►

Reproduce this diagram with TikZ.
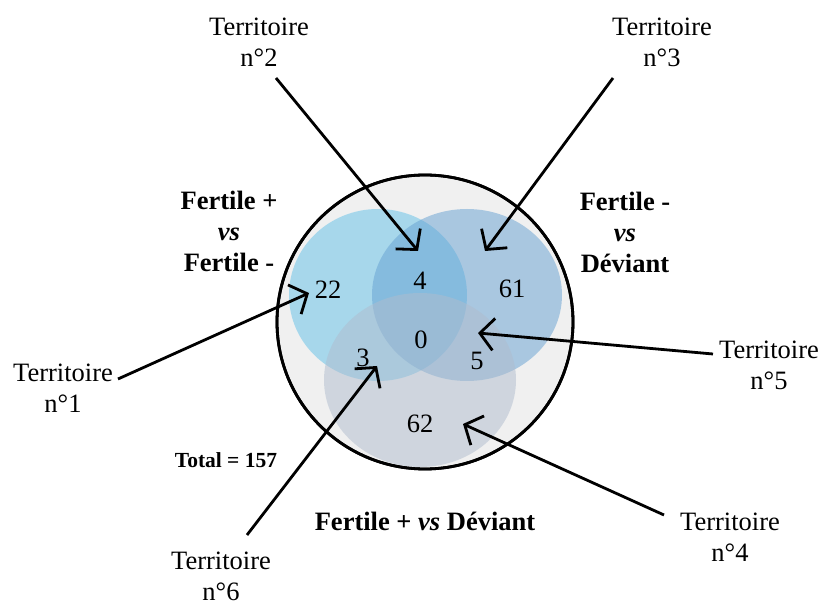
\documentclass[tikz,border=0pt]{standalone}
\usepackage{fontspec}
\setmainfont{Liberation Serif}
\usetikzlibrary{arrows.meta}
\definecolor{bigfill}{RGB}{240,240,240}
\definecolor{cA}{RGB}{95,192,232}
\definecolor{cB}{RGB}{100,160,210}
\definecolor{cC}{RGB}{175,188,206}
\tikzset{
  lbl/.style={font=\fontsize{26.5}{31}\selectfont, align=center, inner sep=0pt},
  blbl/.style={font=\fontsize{26.5}{31}\selectfont\bfseries, align=center, inner sep=0pt},
  num/.style={font=\fontsize{26.5}{30}\selectfont, inner sep=0pt},
  arr/.style={line width=2.8pt, -{Straight Barb[length=14pt,width=32pt,line width=2.8pt]}},
}
\begin{document}
\begin{tikzpicture}[x=1pt,y=-1pt]
\useasboundingbox (0,0) rectangle (823,601);
% big circle
\draw[line width=2.8pt, fill=bigfill] (425,322) ellipse [x radius=148, y radius=147];
% set ellipses
\fill[cA, opacity=0.5] (378,295) ellipse [x radius=89, y radius=86];
\fill[cB, opacity=0.5] (467,295) ellipse [x radius=95, y radius=86];
\fill[cC, opacity=0.5] (420,380) ellipse [x radius=96, y radius=87];
\draw[line width=2.8pt] (425,322) ellipse [x radius=148, y radius=147];
% numbers
\node[num] (n22) at (328,290) {22};
\node[num] (n4) at (420,281) {4};
\node[num] (n61) at (512,289) {61};
\node[num] (n0) at (421,340) {0};
\node[num] (n3) at (363,358) {3};
\node[num] (n5) at (477,361) {5};
\node[num] (n62) at (420,424) {62};
% labels
\node[lbl] (t2) at (259,42) {Territoire\\n°2};
\node[lbl] (t3) at (662,42) {Territoire\\n°3};
\node[lbl] (t1) at (63,388) {Territoire\\n°1};
\node[lbl] (t5) at (769,365) {Territoire\\n°5};
\node[lbl] (t4) at (730,537) {Territoire\\n°4};
\node[lbl] (t6) at (221,576) {Territoire\\n°6};
\node[blbl] (g1) at (229,231) {Fertile +\\\textit{vs}\\Fertile -};
\node[blbl] (g2) at (625,232) {Fertile -\\\textit{vs}\\Déviant};
\node[blbl] (g3) at (425,521) {Fertile + \textit{vs} Déviant};
\node[font=\fontsize{21.5}{25}\selectfont\bfseries, inner sep=0pt] (tot) at (226,460) {Total = 157};
% arrow endpoints
\coordinate (s2) at (276,78);
\coordinate (e2) at (418,251);
\coordinate (s3) at (613,78);
\coordinate (e3) at (485,251);
\coordinate (s1) at (118,379);
\coordinate (e1) at (309,293);
\coordinate (s5) at (713,354);
\coordinate (e5) at (478,333);
\coordinate (s4) at (664,515);
\coordinate (e4) at (463,424);
\coordinate (s6) at (247,535);
\coordinate (e6) at (377,366);
\draw[arr] (s2) -- (e2);
\draw[arr] (s3) -- (e3);
\draw[arr] (s1) -- (e1);
\draw[arr] (s5) -- (e5);
\draw[arr] (s4) -- (e4);
\draw[arr] (s6) -- (e6);
\end{tikzpicture}
\end{document}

◄

Go through the listing above and write it all out exactly, leaving out any picture.

Reproduce this diagram with TikZ.
\documentclass[tikz,border=0pt]{standalone}
\usepackage{fontspec}
\setmainfont{Liberation Serif}
\usetikzlibrary{arrows.meta}
\definecolor{bigfill}{RGB}{240,240,240}
\definecolor{cA}{RGB}{95,192,232}
\definecolor{cB}{RGB}{100,160,210}
\definecolor{cC}{RGB}{175,188,206}
\tikzset{
  lbl/.style={font=\fontsize{26.5}{31}\selectfont, align=center, inner sep=0pt},
  blbl/.style={font=\fontsize{26.5}{31}\selectfont\bfseries, align=center, inner sep=0pt},
  num/.style={font=\fontsize{26.5}{30}\selectfont, inner sep=0pt},
  arr/.style={line width=2.8pt, -{Straight Barb[length=14pt,width=32pt,line width=2.8pt]}},
}
\begin{document}
\begin{tikzpicture}[x=1pt,y=-1pt]
\useasboundingbox (0,0) rectangle (823,601);
% big circle
\draw[line width=2.8pt, fill=bigfill] (425,322) ellipse [x radius=148, y radius=147];
% set ellipses
\fill[cA, opacity=0.5] (378,295) ellipse [x radius=89, y radius=86];
\fill[cB, opacity=0.5] (467,295) ellipse [x radius=95, y radius=86];
\fill[cC, opacity=0.5] (420,380) ellipse [x radius=96, y radius=87];
\draw[line width=2.8pt] (425,322) ellipse [x radius=148, y radius=147];
% numbers
\node[num] (n22) at (328,290) {22};
\node[num] (n4) at (420,281) {4};
\node[num] (n61) at (512,289) {61};
\node[num] (n0) at (421,340) {0};
\node[num] (n3) at (363,358) {3};
\node[num] (n5) at (477,361) {5};
\node[num] (n62) at (420,424) {62};
% labels
\node[lbl] (t2) at (259,42) {Territoire\\n°2};
\node[lbl] (t3) at (662,42) {Territoire\\n°3};
\node[lbl] (t1) at (63,388) {Territoire\\n°1};
\node[lbl] (t5) at (769,365) {Territoire\\n°5};
\node[lbl] (t4) at (730,537) {Territoire\\n°4};
\node[lbl] (t6) at (221,576) {Territoire\\n°6};
\node[blbl] (g1) at (229,231) {Fertile +\\\textit{vs}\\Fertile -};
\node[blbl] (g2) at (625,232) {Fertile -\\\textit{vs}\\Déviant};
\node[blbl] (g3) at (425,521) {Fertile + \textit{vs} Déviant};
\node[font=\fontsize{21.5}{25}\selectfont\bfseries, inner sep=0pt] (tot) at (226,460) {Total = 157};
% arrow endpoints
\coordinate (s2) at (276,78);
\coordinate (e2) at (418,251);
\coordinate (s3) at (613,78);
\coordinate (e3) at (485,251);
\coordinate (s1) at (118,379);
\coordinate (e1) at (309,293);
\coordinate (s5) at (713,354);
\coordinate (e5) at (478,333);
\coordinate (s4) at (664,515);
\coordinate (e4) at (463,424);
\coordinate (s6) at (247,535);
\coordinate (e6) at (377,366);
\draw[arr] (s2) -- (e2);
\draw[arr] (s3) -- (e3);
\draw[arr] (s1) -- (e1);
\draw[arr] (s5) -- (e5);
\draw[arr] (s4) -- (e4);
\draw[arr] (s6) -- (e6);
\end{tikzpicture}
\end{document}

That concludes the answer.